Are smartphones making our working lives more stressful?
Some evidence suggests the encroachment of work on home life is creating more exhausted, cynical and burned out workers
Are smartphones really so bad for us? Hard science on the matter is hard to come by. In the absence of solid evidence, debates on their effects are driven more by conjecture, anecdotes and surveys. Some studies, however, are starting to provide a few answers.
When companies hand out smartphones to their employees there is an implicit agreement that those staff are on call any time, any place. Once the workers are used to being connected to the office at all hours, it can be hard for them to detach and relax, says Arnold Bakker, a professor of work and organisational psychology at Erasmus University in Rotterdam.
In 2012, Bakker showed that heavy smartphone use caused more "work-home interference" – that is, work encroached badly on home life. So far, so unsurprising, but he went on to show that this led to more burned-out employees, which manifested itself as exhaustion and cynicism. The smartphone had become a Trojan horse through which work infiltrated the home. "It seems difficult, if not impossible, for mobile users to maintain a satisfactory balance between their work and personal life," he wrote in a 2012 report published in Applied Psychology.
The work was backed up by studies from Michigan State University. Researchers surveyed US workers and found that those who checked their smartphones for work reasons after 9pm were more tired and less engaged the next day. The tiredness came from their being mentally engaged late at night, and blue light from the screens might also affect their normal sleep patterns.
"Smartphones are almost perfectly designed to disrupt sleep," Russell Johnson said when the work was published in January.
Christine Grant at Coventry University surveyed remote e-workers at 11 major UK companies. She found that the impact of mobile technology was very much down to the individual. Many found the technology helpful and that it allowed them to work more flexibly. Others suffered from the "always-on" culture, particularly frequent fliers who were contacted at all hours by colleagues in different time zones.
A Gallup poll in May found that stress levels in US workers were higher the more often they checked work emails on their smartphones out of normal hours. Nearly half who checked their emails frequently reported high stress levels, compared with around a third who never bothered.
There was more to the data than that. Workers who emailed most outside work hours rated their lives better than those who did not. Though more stressed out, the emailers saw their behaviour as proof of professional success and accomplishment, Gallup speculated. In other words, emailing outside work hours gave people a sense of importance and status.

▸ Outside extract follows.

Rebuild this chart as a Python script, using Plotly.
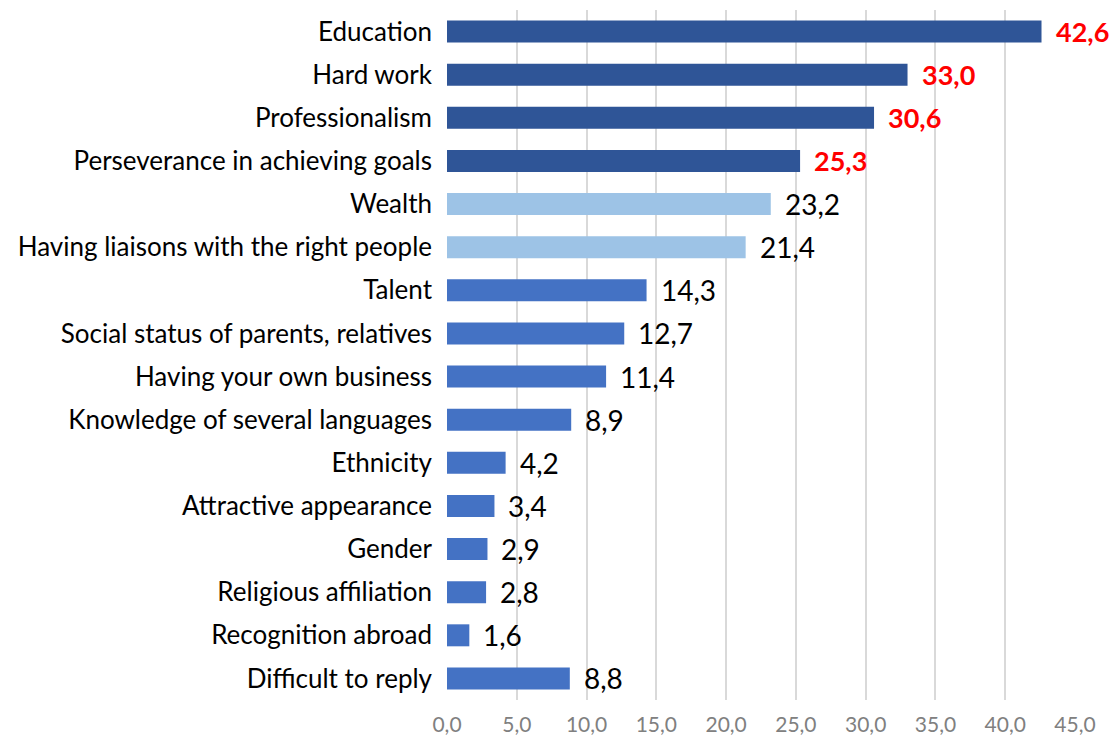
import plotly.graph_objects as go

categories = ["Education", "Hard work", "Professionalism", "Perseverance in achieving goals",
              "Wealth", "Having liaisons with the right people", "Talent",
              "Social status of parents, relatives", "Having your own business",
              "Knowledge of several languages", "Ethnicity", "Attractive appearance",
              "Gender", "Religious affiliation", "Recognition abroad", "Difficult to reply"]
values = [42.6, 33.0, 30.6, 25.3, 23.2, 21.4, 14.3, 12.7, 11.4, 8.9, 4.2, 3.4, 2.9, 2.8, 1.6, 8.8]
groups = ["top"] * 4 + ["light"] * 2 + ["mid"] * 10
tick_vals = [0, 5, 10, 15, 20, 25, 30, 35, 40, 45]

bar_colors = {"top": "#2F5597", "light": "#9DC3E6", "mid": "#4472C4"}
FONT = "Lato"

fig = go.Figure()
fig.add_trace(go.Bar(
    y=categories, x=values, orientation="h",
    marker=dict(color=[bar_colors[g] for g in groups], line=dict(width=0)),
    hoverinfo="skip",
))

for c, v, g in zip(categories, values, groups):
    top = g == "top"
    fig.add_annotation(
        x=v, y=c, xref="x", yref="y",
        text=(f"<b>{v:.1f}</b>" if top else f"{v:.1f}").replace(".", ","),
        showarrow=False, xanchor="left", xshift=12,
        font=dict(family=FONT, size=27 if top else 28, color="#FF0000" if top else "#000000"),
    )

fig.update_layout(
    width=1115, height=740,
    margin=dict(l=447, r=40, t=10, b=40, autoexpand=False),
    paper_bgcolor="white", plot_bgcolor="white",
    separators=", ",
    bargap=0.49,
    showlegend=False,
    font=dict(family=FONT, color="#000000"),
)
fig.update_xaxes(
    range=[0, 45], tickvals=tick_vals, tickformat=".1f",
    showgrid=True, gridcolor="#D9D9D9", gridwidth=2,
    zeroline=False, showline=False,
    tickfont=dict(family=FONT, size=21, color="#808080"),
    ticks="", fixedrange=True, ticklabelstandoff=10,
)
fig.update_yaxes(
    autorange="reversed", showgrid=False, showline=False, ticks="",
    tickfont=dict(family=FONT, size=26, color="#000000"),
    ticklabelstandoff=14, fixedrange=True,
)

fig.write_html("out.html", config={"displayModeBar": False, "staticPlot": True},
               post_script="document.body.style.margin='0';document.body.style.overflow='hidden';")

The rise of social media and its use through smartphones has spawned concerns that the gadgets are destroying our attention levels. That is an open question, which Imperial College researchers hope to answer in a three-year study launched this year. The study is the largest in the world to investigate whether mobile devices affect children's cognitive development. It will look for the effects of electromagnetic radiation, but also of "brain training" through social media, gaming and the rest.
Is there any evidence that smartphones are harming our brains? The science is still in its infancy here. An Australian study of mobile phone users found that working memory was poorer, while reaction times improved. Whether the effects are real and arise from smartphone use might also be answered by the Imperial College study.
Other studies suggest that a reliance on mobile technology might change how our brains work. In 2010, researchers at McGill University in Montreal showed that a reliance on GPS might reduce activity in the hippocampus, a part of the brain we use to get from A to B. Another study, from Columbia University in New York, investigated the "Google effect" and found that people used computers as a substitute for their own memories.